Given data:
========================

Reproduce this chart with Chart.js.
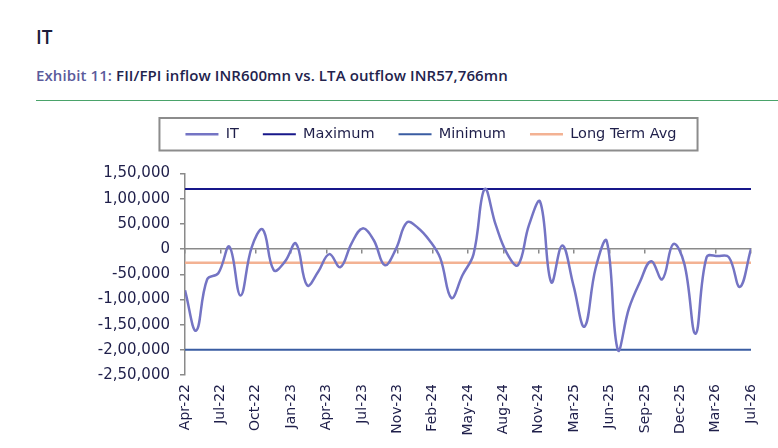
<!DOCTYPE html>
<html>
<head>
<meta charset="utf-8">
<script src="https://cdn.jsdelivr.net/npm/chart.js@4.4.0/dist/chart.umd.min.js"></script>
<style>
  body { margin: 0; background: #fff; font-family: "Open Sans", sans-serif; }
  .title { position: absolute; left: 36px; top: 24px; font-size: 19px; font-weight: 600; color: #1d1d3b; }
  .sub { position: absolute; left: 36px; top: 65px; font-size: 15px; font-weight: 600; letter-spacing: 0.1px; color: #23234d; }
  .sub span { color: #5b5b9b; }
  .rule { position: absolute; left: 36px; right: 0; top: 100px; border-top: 1.5px solid #4aa36a; }
  #wrap { position: absolute; left: 91px; top: 103px; width: 680px; height: 341px; }
</style>
</head>
<body>
<div class="title">IT</div>
<div class="sub"><span>Exhibit 11:</span> FII/FPI inflow INR600mn vs. LTA outflow INR57,766mn</div>
<div class="rule"></div>
<div id="wrap"><canvas id="itChart"></canvas></div>
<script>
// monthly FII/FPI flows, INR mn
const months = [
  'Apr-22', 'May-22', 'Jun-22', 'Jul-22', 'Aug-22', 'Sep-22', 'Oct-22', 'Nov-22', 'Dec-22', 'Jan-23', 'Feb-23', 'Mar-23',
  'Apr-23', 'May-23', 'Jun-23', 'Jul-23', 'Aug-23', 'Sep-23', 'Oct-23', 'Nov-23', 'Dec-23', 'Jan-24', 'Feb-24', 'Mar-24',
  'Apr-24', 'May-24', 'Jun-24', 'Jul-24', 'Aug-24', 'Sep-24', 'Oct-24', 'Nov-24', 'Dec-24', 'Jan-25', 'Feb-25', 'Mar-25',
  'Apr-25', 'May-25', 'Jun-25', 'Jul-25', 'Aug-25', 'Sep-25', 'Oct-25', 'Nov-25', 'Dec-25', 'Jan-26', 'Feb-26', 'Mar-26',
  'Apr-26', 'May-26', 'Jun-26', 'Jul-26'
];
const itValues = [
  -82000, -162000, -60000, -48000, 5000, -92000, 3000, 39000, -42000, -25000, 11000, -72000,
  -45000, -10000, -36000, 11000, 41000, 18000, -32000, 0, 53000, 42000, 18000, -18000,
  -97000, -52000, -10000, 119000, 48000, -8000, -32000, 48000, 94000, -66000, 7000, -72000,
  -154000, -38000, 16000, -200000, -118000, -65000, -24000, -60000, 10000, -30000, -168000, -16000,
  -14000, -16000, -75000, 600
];
const maximum = 119000;
const minimum = -200000;
const longTermAvg = -27000;

const tickLabels = [
  'Apr-22', 'Jul-22', 'Oct-22', 'Jan-23', 'Apr-23', 'Jul-23', 'Nov-23', 'Feb-24', 'May-24',
  'Aug-24', 'Nov-24', 'Mar-25', 'Jun-25', 'Sep-25', 'Dec-25', 'Mar-26', 'Jul-26'
];
const yMin = -250000, yMax = 150000, yStep = 50000;

const last = months.length - 1;
const flat = (v) => [{ x: 0, y: v }, { x: last, y: v }];

// 1,50,000 style grouping
function fmtIN(v) {
  const neg = v < 0;
  let s = String(Math.abs(Math.round(v)));
  if (s.length > 3) {
    let head = s.slice(0, -3);
    const tail = s.slice(-3);
    const parts = [];
    while (head.length > 2) { parts.unshift(head.slice(-2)); head = head.slice(0, -2); }
    if (head) parts.unshift(head);
    s = parts.join(',') + ',' + tail;
  }
  return (neg ? '-' : '') + s;
}

// extra room under the legend, and nudge it right a little
const legendGap = {
  id: 'legendGap',
  beforeInit(chart) {
    const fit = chart.legend.fit;
    chart.legend.fit = function () {
      fit.call(this);
      this.height += 22;
    };
  },
  afterLayout(chart) {
    chart.legend.left += 10;
    chart.legend.right += 10;
  }
};

// grey frame round the legend items
const legendBox = {
  id: 'legendBox',
  afterDraw(chart) {
    const hb = chart.legend.legendHitBoxes;
    if (!hb || !hb.length) return;
    const l = Math.min(...hb.map(h => h.left)) - 26;
    const r = Math.max(...hb.map(h => h.left + h.width)) + 21;
    const t = hb[0].top - 9;
    const b = hb[0].top + hb[0].height + 9;
    const c = chart.ctx;
    c.save();
    c.strokeStyle = '#8c8c8c';
    c.lineWidth = 2;
    c.strokeRect(l, t, r - l, b - t);
    c.restore();
  }
};

const textColor = '#1f1f4a';

new Chart(document.getElementById('itChart'), {
  type: 'line',
  data: {
    datasets: [
      { label: 'IT', data: itValues.map((v, i) => ({ x: i, y: v })), borderColor: '#7474c4', backgroundColor: '#7474c4', borderWidth: 2.5, tension: 0.4 },
      { label: 'Maximum', data: flat(maximum), borderColor: '#17178a', backgroundColor: '#17178a', borderWidth: 2 },
      { label: 'Minimum', data: flat(minimum), borderColor: '#3a5ca2', backgroundColor: '#3a5ca2', borderWidth: 2 },
      { label: 'Long Term Avg', data: flat(longTermAvg), borderColor: '#f3b293', backgroundColor: '#f3b293', borderWidth: 2.5 }
    ]
  },
  options: {
    animation: false,
    responsive: true,
    maintainAspectRatio: false,
    elements: { point: { radius: 0 } },
    layout: { padding: { right: 20 } },
    plugins: {
      legend: {
        labels: {
          usePointStyle: true, pointStyle: 'line', pointStyleWidth: 33,
          color: textColor, font: { family: 'DejaVu Sans', size: 14.5 }, padding: 24
        }
      },
      tooltip: { enabled: false }
    },
    scales: {
      x: {
        type: 'linear', min: 0, max: last, position: 'bottom',
        border: { display: false },
        grid: { display: false, drawTicks: false },
        ticks: {
          count: 17, autoSkip: false, minRotation: 90, maxRotation: 90, padding: 9,
          color: textColor, font: { family: 'DejaVu Sans', size: 14 },
          callback: (v, i) => tickLabels[i]
        },
        afterFit(scale) {
          scale.height = 69;
          scale.paddingLeft = 0;
          scale.paddingRight = 0;
        }
      },
      x0: {
        type: 'linear', axis: 'x', min: 0, max: last, position: { y: 0 },
        border: { color: '#8a8a8a', width: 1.5 },
        grid: { drawOnChartArea: false, tickLength: 4, color: '#8a8a8a', lineWidth: 1.5 },
        ticks: { count: 17, display: false }
      },
      y: {
        min: yMin, max: yMax,
        border: { color: '#8a8a8a', width: 1.5 },
        grid: { drawOnChartArea: false, tickLength: 5, color: '#8a8a8a', lineWidth: 1.5 },
        ticks: { stepSize: yStep, padding: 10, color: textColor, font: { family: 'DejaVu Sans', size: 15 }, callback: fmtIN },
        afterFit(scale) { scale.width = 94; }
      }
    }
  },
  plugins: [legendGap, legendBox]
});
</script>
</body>
</html>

========================

The request: Leave out the pictures and restate everything else word for word.

Output of the task:
Reproduce this chart with Chart.js.
<!DOCTYPE html>
<html>
<head>
<meta charset="utf-8">
<script src="https://cdn.jsdelivr.net/npm/chart.js@4.4.0/dist/chart.umd.min.js"></script>
<style>
  body { margin: 0; background: #fff; font-family: "Open Sans", sans-serif; }
  .title { position: absolute; left: 36px; top: 24px; font-size: 19px; font-weight: 600; color: #1d1d3b; }
  .sub { position: absolute; left: 36px; top: 65px; font-size: 15px; font-weight: 600; letter-spacing: 0.1px; color: #23234d; }
  .sub span { color: #5b5b9b; }
  .rule { position: absolute; left: 36px; right: 0; top: 100px; border-top: 1.5px solid #4aa36a; }
  #wrap { position: absolute; left: 91px; top: 103px; width: 680px; height: 341px; }
</style>
</head>
<body>
<div class="title">IT</div>
<div class="sub"><span>Exhibit 11:</span> FII/FPI inflow INR600mn vs. LTA outflow INR57,766mn</div>
<div class="rule"></div>
<div id="wrap"><canvas id="itChart"></canvas></div>
<script>
// monthly FII/FPI flows, INR mn
const months = [
  'Apr-22', 'May-22', 'Jun-22', 'Jul-22', 'Aug-22', 'Sep-22', 'Oct-22', 'Nov-22', 'Dec-22', 'Jan-23', 'Feb-23', 'Mar-23',
  'Apr-23', 'May-23', 'Jun-23', 'Jul-23', 'Aug-23', 'Sep-23', 'Oct-23', 'Nov-23', 'Dec-23', 'Jan-24', 'Feb-24', 'Mar-24',
  'Apr-24', 'May-24', 'Jun-24', 'Jul-24', 'Aug-24', 'Sep-24', 'Oct-24', 'Nov-24', 'Dec-24', 'Jan-25', 'Feb-25', 'Mar-25',
  'Apr-25', 'May-25', 'Jun-25', 'Jul-25', 'Aug-25', 'Sep-25', 'Oct-25', 'Nov-25', 'Dec-25', 'Jan-26', 'Feb-26', 'Mar-26',
  'Apr-26', 'May-26', 'Jun-26', 'Jul-26'
];
const itValues = [
  -82000, -162000, -60000, -48000, 5000, -92000, 3000, 39000, -42000, -25000, 11000, -72000,
  -45000, -10000, -36000, 11000, 41000, 18000, -32000, 0, 53000, 42000, 18000, -18000,
  -97000, -52000, -10000, 119000, 48000, -8000, -32000, 48000, 94000, -66000, 7000, -72000,
  -154000, -38000, 16000, -200000, -118000, -65000, -24000, -60000, 10000, -30000, -168000, -16000,
  -14000, -16000, -75000, 600
];
const maximum = 119000;
const minimum = -200000;
const longTermAvg = -27000;

const tickLabels = [
  'Apr-22', 'Jul-22', 'Oct-22', 'Jan-23', 'Apr-23', 'Jul-23', 'Nov-23', 'Feb-24', 'May-24',
  'Aug-24', 'Nov-24', 'Mar-25', 'Jun-25', 'Sep-25', 'Dec-25', 'Mar-26', 'Jul-26'
];
const yMin = -250000, yMax = 150000, yStep = 50000;

const last = months.length - 1;
const flat = (v) => [{ x: 0, y: v }, { x: last, y: v }];

// 1,50,000 style grouping
function fmtIN(v) {
  const neg = v < 0;
  let s = String(Math.abs(Math.round(v)));
  if (s.length > 3) {
    let head = s.slice(0, -3);
    const tail = s.slice(-3);
    const parts = [];
    while (head.length > 2) { parts.unshift(head.slice(-2)); head = head.slice(0, -2); }
    if (head) parts.unshift(head);
    s = parts.join(',') + ',' + tail;
  }
  return (neg ? '-' : '') + s;
}

// extra room under the legend, and nudge it right a little
const legendGap = {
  id: 'legendGap',
  beforeInit(chart) {
    const fit = chart.legend.fit;
    chart.legend.fit = function () {
      fit.call(this);
      this.height += 22;
    };
  },
  afterLayout(chart) {
    chart.legend.left += 10;
    chart.legend.right += 10;
  }
};

// grey frame round the legend items
const legendBox = {
  id: 'legendBox',
  afterDraw(chart) {
    const hb = chart.legend.legendHitBoxes;
    if (!hb || !hb.length) return;
    const l = Math.min(...hb.map(h => h.left)) - 26;
    const r = Math.max(...hb.map(h => h.left + h.width)) + 21;
    const t = hb[0].top - 9;
    const b = hb[0].top + hb[0].height + 9;
    const c = chart.ctx;
    c.save();
    c.strokeStyle = '#8c8c8c';
    c.lineWidth = 2;
    c.strokeRect(l, t, r - l, b - t);
    c.restore();
  }
};

const textColor = '#1f1f4a';

new Chart(document.getElementById('itChart'), {
  type: 'line',
  data: {
    datasets: [
      { label: 'IT', data: itValues.map((v, i) => ({ x: i, y: v })), borderColor: '#7474c4', backgroundColor: '#7474c4', borderWidth: 2.5, tension: 0.4 },
      { label: 'Maximum', data: flat(maximum), borderColor: '#17178a', backgroundColor: '#17178a', borderWidth: 2 },
      { label: 'Minimum', data: flat(minimum), borderColor: '#3a5ca2', backgroundColor: '#3a5ca2', borderWidth: 2 },
      { label: 'Long Term Avg', data: flat(longTermAvg), borderColor: '#f3b293', backgroundColor: '#f3b293', borderWidth: 2.5 }
    ]
  },
  options: {
    animation: false,
    responsive: true,
    maintainAspectRatio: false,
    elements: { point: { radius: 0 } },
    layout: { padding: { right: 20 } },
    plugins: {
      legend: {
        labels: {
          usePointStyle: true, pointStyle: 'line', pointStyleWidth: 33,
          color: textColor, font: { family: 'DejaVu Sans', size: 14.5 }, padding: 24
        }
      },
      tooltip: { enabled: false }
    },
    scales: {
      x: {
        type: 'linear', min: 0, max: last, position: 'bottom',
        border: { display: false },
        grid: { display: false, drawTicks: false },
        ticks: {
          count: 17, autoSkip: false, minRotation: 90, maxRotation: 90, padding: 9,
          color: textColor, font: { family: 'DejaVu Sans', size: 14 },
          callback: (v, i) => tickLabels[i]
        },
        afterFit(scale) {
          scale.height = 69;
          scale.paddingLeft = 0;
          scale.paddingRight = 0;
        }
      },
      x0: {
        type: 'linear', axis: 'x', min: 0, max: last, position: { y: 0 },
        border: { color: '#8a8a8a', width: 1.5 },
        grid: { drawOnChartArea: false, tickLength: 4, color: '#8a8a8a', lineWidth: 1.5 },
        ticks: { count: 17, display: false }
      },
      y: {
        min: yMin, max: yMax,
        border: { color: '#8a8a8a', width: 1.5 },
        grid: { drawOnChartArea: false, tickLength: 5, color: '#8a8a8a', lineWidth: 1.5 },
        ticks: { stepSize: yStep, padding: 10, color: textColor, font: { family: 'DejaVu Sans', size: 15 }, callback: fmtIN },
        afterFit(scale) { scale.width = 94; }
      }
    }
  },
  plugins: [legendGap, legendBox]
});
</script>
</body>
</html>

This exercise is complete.